戲劇本體與文宣之間斷裂不是問題,真正重要的,反而是如何處理歷史經驗「真空」及其帶來的問題:在一個沒有大規模馬列主義抗爭、更從未因此出現恐怖主義支派的台灣社會,創作者如何跟其中成員談論「恐怖分子的事後哀愁」?這難道不是跟一個涉世未深的毛頭小子宣告笑傲江湖嗎?
台灣遊藝行《可以睡覺》
8/25 台北 牯嶺街小劇場藝文空間
任何一部藝文作品,不管其創作者有意無意,總能被引申出某一政治立場。

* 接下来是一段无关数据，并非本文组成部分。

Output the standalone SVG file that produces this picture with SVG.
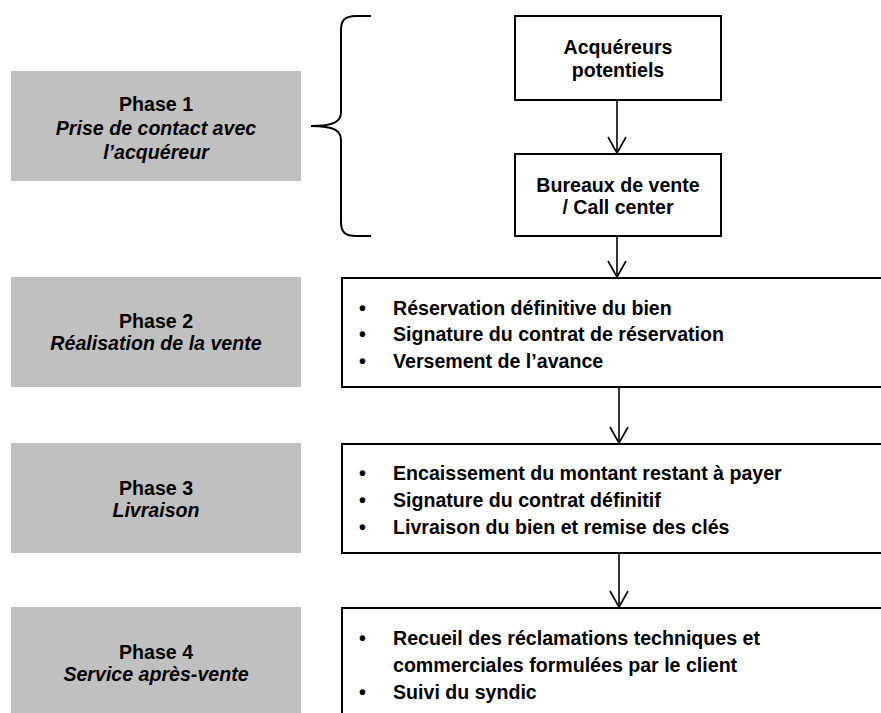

我們可以問,眼前這東西究竟是私語還是吶喊,傾向現狀維持抑或社會改造?當然很多時候我們不這麼問,但不代表別人不這麼想。詮釋,從來不只一種,而占多數的詮釋既影響大家對作品的觀感,又影響社會成員的日常行動。此外,占多數的詮釋也可能與創作初衷背道而馳,到時作者再說「我沒有要這麼做」已經來不及,因為正是「你什麼都沒做」才被多數人做了與你意圖天差地遠的詮釋。因此,一位嚴肅的創作者除了清楚自身意圖,還必須注意自己的表達方式是否可能導致相反的詮釋,特別是換了不同時空、社群和觀眾。
如何讓台灣理解「恐怖分子」?
《可以睡覺》固然有著獨特敘事——由荒誕的場景與對話開始,漸入其現實緣由:實行恐怖攻擊(未遂)後,主人翁的掙扎與反省——但仍能被放在「政治狂熱者自白」的作品系譜中來看。日本在這方面向來不乏深刻探問,特別是與聯合赤軍相關的電影,而其中恐怖分子下場無一不悽慘。對此,一個常見的詮釋是「在倒洗澡水時把嬰兒一起倒掉」:看,社會改良/革命要付出那麼高的代價,還是別搞了吧!誠然有抗爭者徹底否定自身過去,但我們仍能從另一端來解讀:這些「自我批判」的作品只是針對整個批判陣營中的特定派別所為。換句話說,這類作品質疑的是「批判的手段」(恐怖主義)而非「批判本身」,因此是有意針對特定觀眾(如廣義的左翼行動者),欲起提醒之效。在不了解別役實的思想歷程前,將這兩種可能的詮釋鋪陳出來,應是很合理的。
此劇文宣由「從渙散的日常生活中覺醒」(主人翁過去的主張)出發,與時下多項重大社會議題扣連,頗有鼓舞觀眾「向外」聚焦的意圖。然而,戲的邏輯卻可以此段落定調:彼時,只要下定決心,連公民會館都敢炸;而此刻,哪怕已下定決心,卻怎樣都無法入眠,因此「可以睡覺」(安於平凡、回到從前)成了莫大願望。戲劇本體與文宣之間斷裂不是問題,真正重要的,反而是如何處理歷史經驗「真空」及其帶來的問題:在一個沒有大規模馬列主義抗爭、更從未因此出現恐怖主義支派的台灣社會,創作者如何跟其中成員談論「恐怖分子的事後哀愁」?這難道不是跟一個涉世未深的毛頭小子宣告笑傲江湖嗎?如果不處理這個問題,經驗真空所導致的意識形態真空,立刻會被保守的詮釋給填滿:社會批判太恐怖啦!我不要「從渙散的日常生活中覺醒」,我只要「可以睡覺」就好了!至此,原本的兩種詮釋,一經劇本移植與歷史差異之中介,詮釋的力量對比便偏向一方,而這可能產生的後果是可以想見的。
需要面對在地化詮釋的後果問題
本文不是主張創作者必須表白自身立場,也並非否定戲劇詮釋的曖昧性,而是希望提醒:在彼地能起某種功效的作品,在此地未必能,而若某一詮釋在此地占多數又會產生什麼後果?該後果是創作者樂見的嗎?「台灣遊藝行」願意處理這個具歷史縱深的文本,是值得鼓勵的。可是改編不同文化的劇本,始終要面對在地詮釋可能產生的後果問題,這不是將部分台詞換成本地語言與名詞能回答的。或許,一場勾勒觀眾思想輪廓、闡明原作與在地脈絡差異的演前座談仍是必要。